Temasek’s key role in a €1.28bn pre-IPO investment in ING Group’s NN insurance business demonstrates an increasingly common trend: emerging market sovereign wealth funds (SWFs) renewing their faith in the developed world by investing heavily in Western assets. To some observers it also reveals doubts about the short term prospects in Asia itself, in part as a result of declining Chinese growth.
Temasek operates under one of the most emerging market-heavy target allocations of any SWF in the world: a 40:30:20:10 target within which 40% is Asia ex-Singapore, 30% is Singapore, 20% is OECD countries and 10% other, which in practice chiefly means Latin America and Africa. It cemented this position after disastrous financial crisis investments in big Western banks, which it exited at close to the bottom of the market.
But, while recent investments like an offer for the outstanding shares in Singapore-based global soft commodities group Olam have shown a continuing interest in emerging markets, there has been a growing sense that Temasek sees renewed opportunity in the West, particularly Europe. When most recently disclosed, mature economies accounted for 25% of the portfolio, a considerable overweight relative to its long term 20% target allocation.
In March, Temasek CEO Ho Ching announced the setting up of a dedicated Europe office in London. A New York office is to become fully operational later this year, marking a departure from previous priorities such as Mexico and Brazil.
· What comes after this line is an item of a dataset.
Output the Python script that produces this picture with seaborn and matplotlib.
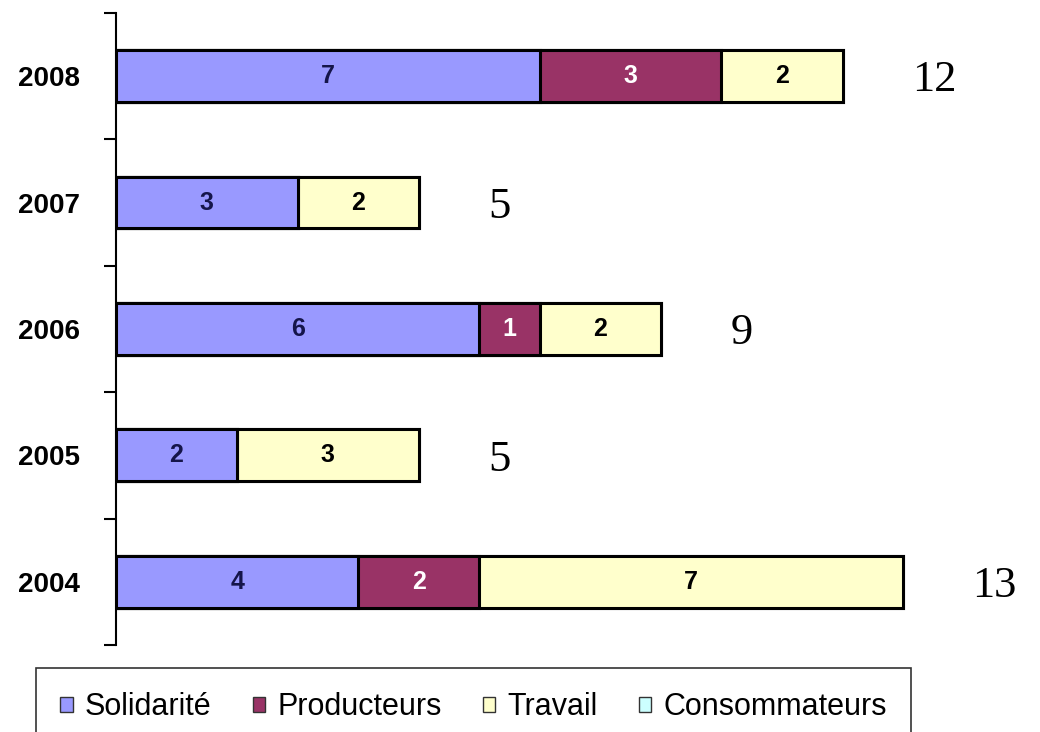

Also in March, Temasek invested $5.7bn in a 24.95% stake in AS Watson, which is technically Asia-based (it is a subsidiary of Hutchison Whampoa) but is also a key European retailer, the largest health and beauty group in the Benelux region. Other Temasek holdings in Europe include a 6% stake in Repsol, 18.2% of Standard Chartered, 4.6% of Evonik Industries, and holdings in Lloyds Banking Group and Markit Group.
CIC turns west too
Temasek is not the only Asian SWF to start looking west. China Investment Corporation, which like Temasek was badly burned by investments in Western institutions like Morgan Stanley, has focused for many years on commodity and energy plays, often in frontier markets such as Mongolia. But it too is setting up Europe and New York investment offices, and has been increasing stakes in US real estate businesses such as General Growth Properties and Rouse Properties. A new chairman, Ding Xuedong, took over the fund in June 2013 and spoke in January of Europe having “a lot of potential”. In recent years, the fund has shown an interest in European infrastructure, buying stakes in Thames Water and Heathrow Airport.
The most recent disclosed investment by Singapore’s other sovereign wealth fund, GIC, was in Intelligent Energy, a global group headquartered in the UK.
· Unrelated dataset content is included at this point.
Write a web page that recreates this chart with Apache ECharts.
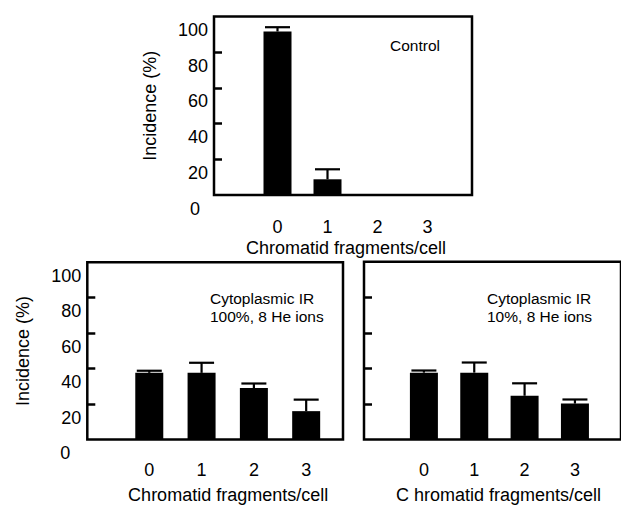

The trend appears to reflect renewed confidence in the recovery of the developed world and doubts about the near-term prospects in Asia itself, particularly on the back of declining Chinese growth.
Asked for comment, Temasek referred Emerging Markets to a speech by chairman Lim Boon Heng last month. He said the opening of offices in London and New York “does not indicate some radical shift in our approach”, but added: “We see long term opportunities in a rebalancing world.”